— start of SUPPLIED DATA —

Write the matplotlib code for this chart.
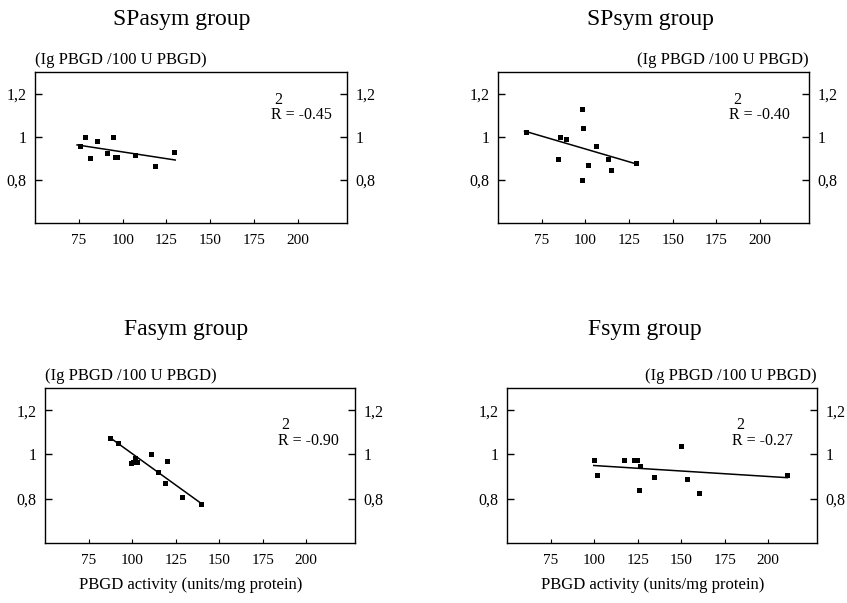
import matplotlib
matplotlib.use("Agg")
import matplotlib.pyplot as plt
import matplotlib.transforms as mtransforms

plt.rcParams['font.family'] = ['Liberation Serif', 'DejaVu Serif']

# SPasym group
spasym_x = [75.4, 78.8, 81.3, 85.1, 91.0, 94.5, 95.8, 96.8, 107.3, 118.6, 129.4]
spasym_y = [0.956, 1.0, 0.901, 0.981, 0.925, 1.0, 0.905, 0.908, 0.914, 0.862, 0.931]
spasym_fit_x = [74, 130]
spasym_fit_y = [0.962, 0.892]

# SPsym group
spsym_x = [66.0, 85.3, 89.1, 84.5, 97.8, 98.7, 98.2, 101.4, 106.1, 112.7, 114.4, 128.9]
spsym_y = [1.023, 1.0, 0.989, 0.899, 1.127, 1.039, 0.799, 0.868, 0.958, 0.899, 0.848, 0.876]
spsym_fit_x = [65.2, 129.5]
spsym_fit_y = [1.026, 0.873]

# Fasym group
fasym_x = [87.5, 92.0, 99.3, 100.8, 101.5, 102.6, 110.9, 119.9, 115.0, 118.9, 128.6, 139.4]
fasym_y = [1.072, 1.053, 0.962, 0.965, 0.982, 0.966, 1.002, 0.970, 0.920, 0.869, 0.806, 0.776]
fasym_fit_x = [88, 140]
fasym_fit_y = [1.072, 0.777]

# Fsym group
fsym_x = [99.8, 101.7, 117.3, 123.2, 124.6, 126.1, 125.6, 134.4, 149.8, 153.1, 160.1, 211.0]
fsym_y = [0.976, 0.905, 0.977, 0.977, 0.977, 0.947, 0.840, 0.897, 1.038, 0.888, 0.825, 0.908]
fsym_fit_x = [99.8, 211.0]
fsym_fit_y = [0.950, 0.895]

titles = ['SPasym group', 'SPsym group', 'Fasym group', 'Fsym group']
r2_labels = ['R = -0.45', 'R = -0.40', 'R = -0.90', 'R = -0.27']
r2_y = [1.10, 1.10, 1.06, 1.06]
r2_xfrac = [0.756, 0.743, 0.75, 0.726]

xticks = [75, 100, 125, 150, 175, 200]
yticks = [0.8, 1.0, 1.2]
ytick_labels = ['0,8', '1', '1,2']
ylabel_text = '(Ig PBGD /100 U PBGD)'
xlabel_text = 'PBGD activity (units/mg protein)'

groups = [(spasym_x, spasym_y, spasym_fit_x, spasym_fit_y),
          (spsym_x, spsym_y, spsym_fit_x, spsym_fit_y),
          (fasym_x, fasym_y, fasym_fit_x, fasym_fit_y),
          (fsym_x, fsym_y, fsym_fit_x, fsym_fit_y)]

W, H = 847, 603
fig = plt.figure(figsize=(W / 100, H / 100), dpi=100)

# panel boxes in pixels: left, right, top, bottom
boxes = [(35, 347, 72, 223), (498, 809, 72, 223),
         (45, 355, 388, 543), (507, 817, 388, 543)]
title_cx = [182, 650, 186, 645]
title_cy = [19, 19, 330, 330]

for i in range(4):
    l, r, t, b = boxes[i]
    ax = fig.add_axes([l / W, 1 - b / H, (r - l) / W, (b - t) / H])
    gx, gy, fx, fy = groups[i]
    ax.plot(gx, gy, 's', color='black', markersize=3.6, markeredgewidth=0)
    ax.plot(fx, fy, '-', color='black', linewidth=1.1)
    ax.set_xlim(50, 228)
    ax.set_ylim(0.6, 1.3)
    ax.set_xticks(xticks)
    ax.set_xticklabels([str(v) for v in xticks], fontsize=11)
    ax.set_yticks(yticks)
    ax.set_yticklabels(ytick_labels, fontsize=11.5)
    ax.tick_params(axis='y', direction='in', length=5, width=1, left=True, right=True,
                   labelleft=True, labelright=True, pad=6)
    ax.tick_params(axis='x', direction='in', length=3, width=0.8, pad=8)
    for s in ax.spines.values():
        s.set_linewidth(1.0)

    trans = mtransforms.blended_transform_factory(ax.transAxes, ax.transData)
    ax.text(r2_xfrac[i], r2_y[i], r2_labels[i], transform=trans, fontsize=11.5,
            ha='left', va='center')
    ax.text(r2_xfrac[i] + 0.025, r2_y[i] + 0.072, '2', transform=trans, fontsize=11.5,
            ha='center', va='center')

    # y unit label above the box
    if i % 2 == 0:
        fig.text(l / W, 1 - (t - 12) / H, ylabel_text, fontsize=12, ha='left', va='center')
    else:
        fig.text(r / W, 1 - (t - 12) / H, ylabel_text, fontsize=12, ha='right', va='center')

    fig.text(title_cx[i] / W, 1 - title_cy[i] / H, titles[i], fontsize=17,
             ha='center', va='center')

    if i >= 2:
        ax.text(0.47, -0.27, xlabel_text, transform=ax.transAxes, fontsize=12,
                ha='center', va='center')

fig.savefig('out.png', dpi=100)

— end of SUPPLIED DATA —

• **GOAL OF THE EXERCISE**:
Each line from the top of the material through the line containing "plt.rcParams['font.family'] = ['Liberation" should be reproduced exactly; please drop any images.

• **TASK ANSWER**:
Write the matplotlib code for this chart.
import matplotlib
matplotlib.use("Agg")
import matplotlib.pyplot as plt
import matplotlib.transforms as mtransforms

plt.rcParams['font.family'] = ['Liberation Serif', 'DejaVu Serif']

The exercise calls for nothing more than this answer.